→ WORK TO COMPLETE: For the data below, work out how many lines contain the word "LaTeX" and supply only that number.

(Entries with chart source code)
+++

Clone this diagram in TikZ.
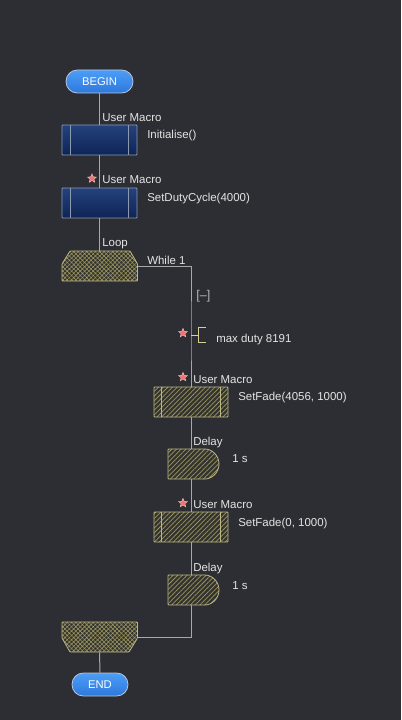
\documentclass[tikz,border=0pt]{standalone}
\usepackage{fontspec}
\setmainfont{Liberation Sans}
\usetikzlibrary{patterns.meta,shapes.geometric}
\definecolor{bg}{HTML}{2D2E33}
\definecolor{txt}{HTML}{E4E4E4}
\definecolor{wire}{HTML}{A8A8A8}
\definecolor{hatchc}{HTML}{9A9460}
\definecolor{hatchbg}{HTML}{33332F}
\definecolor{hatchborder}{HTML}{BDB785}
\definecolor{macrotop}{HTML}{24427D}
\definecolor{macrobot}{HTML}{0E2455}
\definecolor{macroborder}{HTML}{8D99B0}
\definecolor{termtop}{HTML}{4D9EF7}
\definecolor{termbot}{HTML}{2D78DC}
\definecolor{termborder}{HTML}{B9C6DC}
\definecolor{starc}{HTML}{F07272}
\definecolor{starb}{HTML}{FFC4C4}
\definecolor{cmt}{HTML}{D6CF93}
\definecolor{fold}{HTML}{B4B4B4}
\begin{document}
\begin{tikzpicture}[x=0.75pt,y=-0.75pt,
  font=\fontsize{8.6}{10}\selectfont,
  lbl/.style={anchor=base west,inner sep=0pt,text=txt},
  term/.style={draw=termborder,line width=0.6pt,rounded corners=8.5pt,top color=termtop,bottom color=termbot,
    minimum height=17.25pt,inner sep=0pt,text=white,font=\fontsize{8.4}{10}\selectfont},
  macrobox/.style={draw=macroborder,line width=0.6pt,rounded corners=0.6pt,top color=macrotop,bottom color=macrobot,
    minimum width=56.25pt,minimum height=22.5pt,inner sep=0pt},
  hatchbox/.style={draw=hatchborder,line width=0.6pt,rounded corners=0.6pt,
    preaction={fill=hatchbg},pattern={Lines[angle=45,distance=2.5pt,line width=0.55pt]},pattern color=hatchc,
    minimum width=55.5pt,minimum height=22.5pt,inner sep=0pt},
  hatchshape/.style={draw=hatchborder,line width=0.6pt,rounded corners=0.6pt,
    preaction={fill=hatchbg},pattern={Lines[angle=45,distance=2.5pt,line width=0.55pt]},pattern color=hatchc},
  crossshape/.style={draw=hatchborder,line width=0.6pt,rounded corners=0.6pt,
    preaction={fill=hatchbg},pattern={Hatch[angle=45,distance=2.3pt,line width=0.45pt]},pattern color=hatchc},
  ghost/.style={draw=none,inner sep=0pt},
  wireline/.style={draw=wire,line width=0.75pt},
  innerline/.style={draw=macroborder,line width=0.6pt},
  innerhatch/.style={draw=hatchborder,line width=0.6pt},
  starmark/.style={star,star points=5,star point ratio=2.3,minimum size=7pt,inner sep=0pt,fill=starc,draw=starb,line width=0.3pt}
]
\fill[bg] (0,0) rectangle (401,720);
\useasboundingbox (0,0) rectangle (401,720);

% nodes
\node[term,minimum width=50.25pt] (begin) at (99.5,81.5) {BEGIN};
\node[macrobox] (init) at (99.5,140) {};
\node[macrobox] (sdc) at (99.5,203) {};
\node[ghost,minimum width=56.25pt,minimum height=22.5pt] (loop) at (99.5,266) {};
\node[hatchbox] (sf1) at (191,402) {};
\node[ghost,minimum width=34.5pt,minimum height=22.5pt] (d1) at (191,464) {};
\node[hatchbox] (sf2) at (191,527) {};
\node[ghost,minimum width=34.5pt,minimum height=22.5pt] (d2) at (191,590) {};
\node[ghost,minimum width=56.25pt,minimum height=22.5pt] (endloop) at (99.5,637) {};
\node[term,minimum width=42pt] (end) at (100,684.5) {END};
\coordinate (cm) at (191,335);

% connectors
\draw[wireline] (begin.south) -- (init.north);
\draw[wireline] (init.south) -- (sdc.north);
\draw[wireline] (sdc.south) -- (loop.north);
\draw[wireline] (loop.east) -| (cm) -- (sf1.north);
\draw[wireline] (sf1.south) -- (d1.north);
\draw[wireline] (d1.south) -- (sf2.north);
\draw[wireline] (sf2.south) -- (d2.north);
\draw[wireline] (d2.south) |- (endloop.east);
\draw[wireline] (endloop.south) -- (end.north);

% inner lines of macro boxes
\foreach \n in {init,sdc}{
  \draw[innerline] ([xshift=6.5pt]\n.north west) -- ([xshift=6.5pt]\n.south west);
  \draw[innerline] ([xshift=-6.5pt]\n.north east) -- ([xshift=-6.5pt]\n.south east);
}
\foreach \n in {sf1,sf2}{
  \draw[innerhatch] ([xshift=6pt]\n.north west) -- ([xshift=6pt]\n.south west);
  \draw[innerhatch] ([xshift=-6pt]\n.north east) -- ([xshift=-6pt]\n.south east);
}

% loop shapes
\draw[crossshape] (70,251) -- (130,251) -- (137.5,264) -- (137.5,281) -- (62,281) -- (62,264) -- cycle;
\draw[crossshape] (62,622) -- (137.5,622) -- (137.5,638) -- (129,652) -- (70,652) -- (62,638) -- cycle;

% delay shapes
\draw[hatchshape] (168,449) -- (204,449) arc[start angle=-90,end angle=90,radius=15] -- (168,479) -- cycle;
\draw[hatchshape] (168,575) -- (204,575) arc[start angle=-90,end angle=90,radius=15] -- (168,605) -- cycle;

% comment bracket
\draw[cmt,line width=0.75pt] (cm) -- (198,335);
\draw[cmt,line width=0.75pt] (206,327.5) -- (198,327.5) -- (198,342.5) -- (206,342.5);

% stars
\node[starmark] (s1) at (92,178.5) {};
\node[starmark] (s2) at (183,333) {};
\node[starmark] (s3) at (183,377) {};
\node[starmark] (s4) at (183,503) {};

% labels
\node[lbl] (l1) at (102,121.5) {User Macro};
\node[lbl] (t1) at (147,139) {Initialise()};
\node[lbl] (l2) at (102,183.5) {User Macro};
\node[lbl] (t2) at (147,202) {SetDutyCycle(4000)};
\node[lbl] (l3) at (102,246) {Loop};
\node[lbl] (t3) at (147,264) {While 1};
\node[lbl,text=fold,font=\fontsize{9.5}{12}\selectfont] (fd) at (196,299.5) {[–]};
\node[lbl] (t4) at (216,342.5) {max duty 8191};
\node[lbl] (l4) at (193,383.3) {User Macro};
\node[lbl] (t5) at (238,400.7) {SetFade(4056, 1000)};
\node[lbl] (l5) at (193,445.7) {Delay};
\node[lbl] (t6) at (232,462.7) {1 s};
\node[lbl] (l6) at (193,508.3) {User Macro};
\node[lbl] (t7) at (238,526.7) {SetFade(0, 1000)};
\node[lbl] (l7) at (193,571.7) {Delay};
\node[lbl] (t8) at (232,589) {1 s};
\end{tikzpicture}
\end{document}
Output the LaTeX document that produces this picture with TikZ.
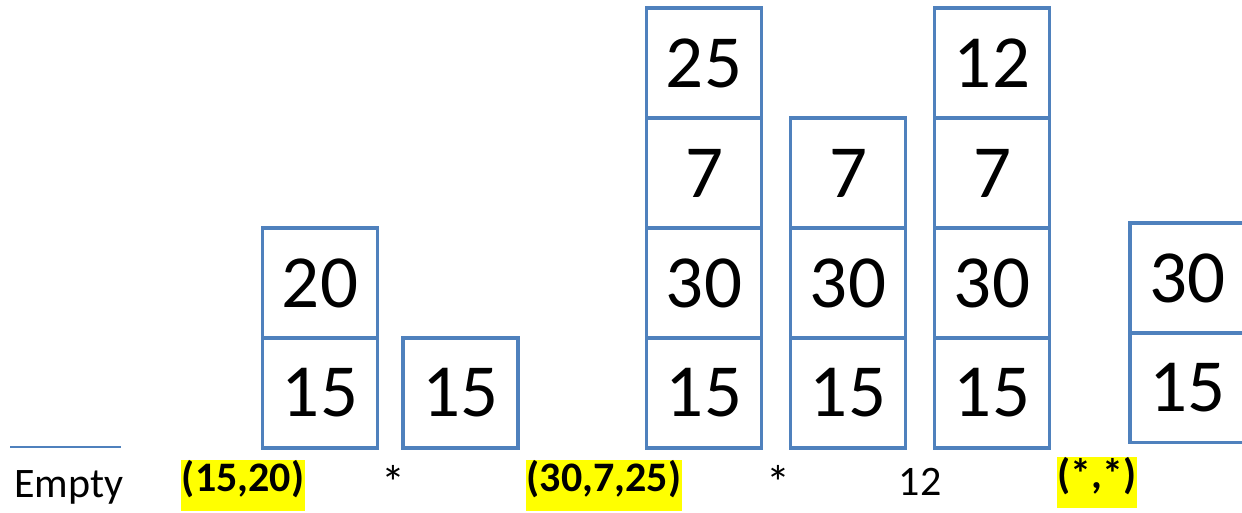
\documentclass[tikz,border=0pt]{standalone}
\usepackage{fontspec}
\setmainfont{Carlito}
\definecolor{boxblue}{HTML}{4F81BD}
\definecolor{hl}{HTML}{FFFF00}
\begin{document}
\begin{tikzpicture}[x=1pt,y=-1pt,
  cell/.style={draw=boxblue,line width=3.5pt,minimum width=115pt,minimum height=110pt,inner sep=0pt,
    font=\fontsize{75}{90}\selectfont},
  lbl/.style={font=\fontsize{42}{50}\selectfont,inner sep=0pt},
  star/.style={font=\fontsize{48}{50}\selectfont,inner sep=0pt,anchor=base},
  hlbl/.style={font=\fontsize{42}{50}\selectfont\bfseries,fill=hl,inner xsep=0.5pt,inner ysep=0pt,text height=32pt,text depth=19pt}]
\useasboundingbox (0,0) rectangle (1242,512);
% stack 1
\node[cell] (a1) at (320,393) {15};
\node[cell] (a2) at (320,283) {20};
% stack 2
\node[cell] (b1) at (460.5,393) {15};
% stack 3
\node[cell] (c1) at (704,393) {15};
\node[cell] (c2) at (704,283) {30};
\node[cell] (c3) at (704,173) {7};
\node[cell] (c4) at (704,63) {25};
% stack 4
\node[cell] (d1) at (848,393) {15};
\node[cell] (d2) at (848,283) {30};
\node[cell] (d3) at (848,173) {7};
% stack 5
\node[cell] (e1) at (992,393) {15};
\node[cell] (e2) at (992,283) {30};
\node[cell] (e3) at (992,173) {7};
\node[cell] (e4) at (992,63) {12};
% stack 6 (clipped)
\node[cell] (f1) at (1187.5,387.5) {15};
\node[cell] (f2) at (1187.5,278) {30};
% line
\coordinate (l1) at (10,447);
\coordinate (l2) at (121,447);
\draw[boxblue,line width=2pt] (l1) -- (l2);
% labels
\node[lbl,anchor=west] (t0) at (14,487) {Empty};
\node[hlbl] (t1) at (243,485) {(15,20)};
\node[star] (t2) at (393,499) {*};
\node[hlbl] (t3) at (604,485) {(30,7,25)};
\node[star] (t4) at (778,499) {*};
\node[lbl] (t5) at (920,482) {12};
\node[hlbl] (t6) at (1097,482) {(*,*)};
\end{tikzpicture}
\end{document}
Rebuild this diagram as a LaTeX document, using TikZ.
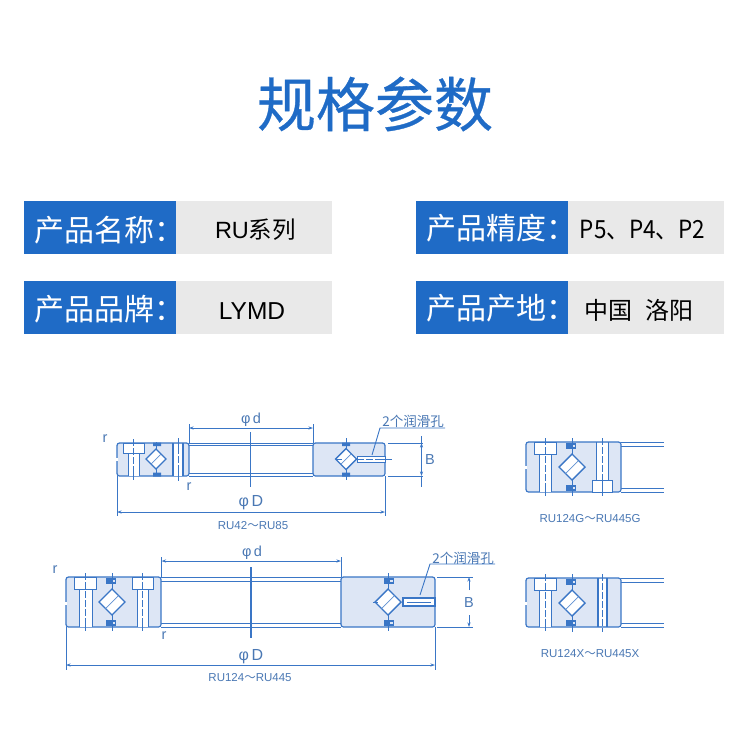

+++

→ RESPONSE TO THIS EXERCISE: 2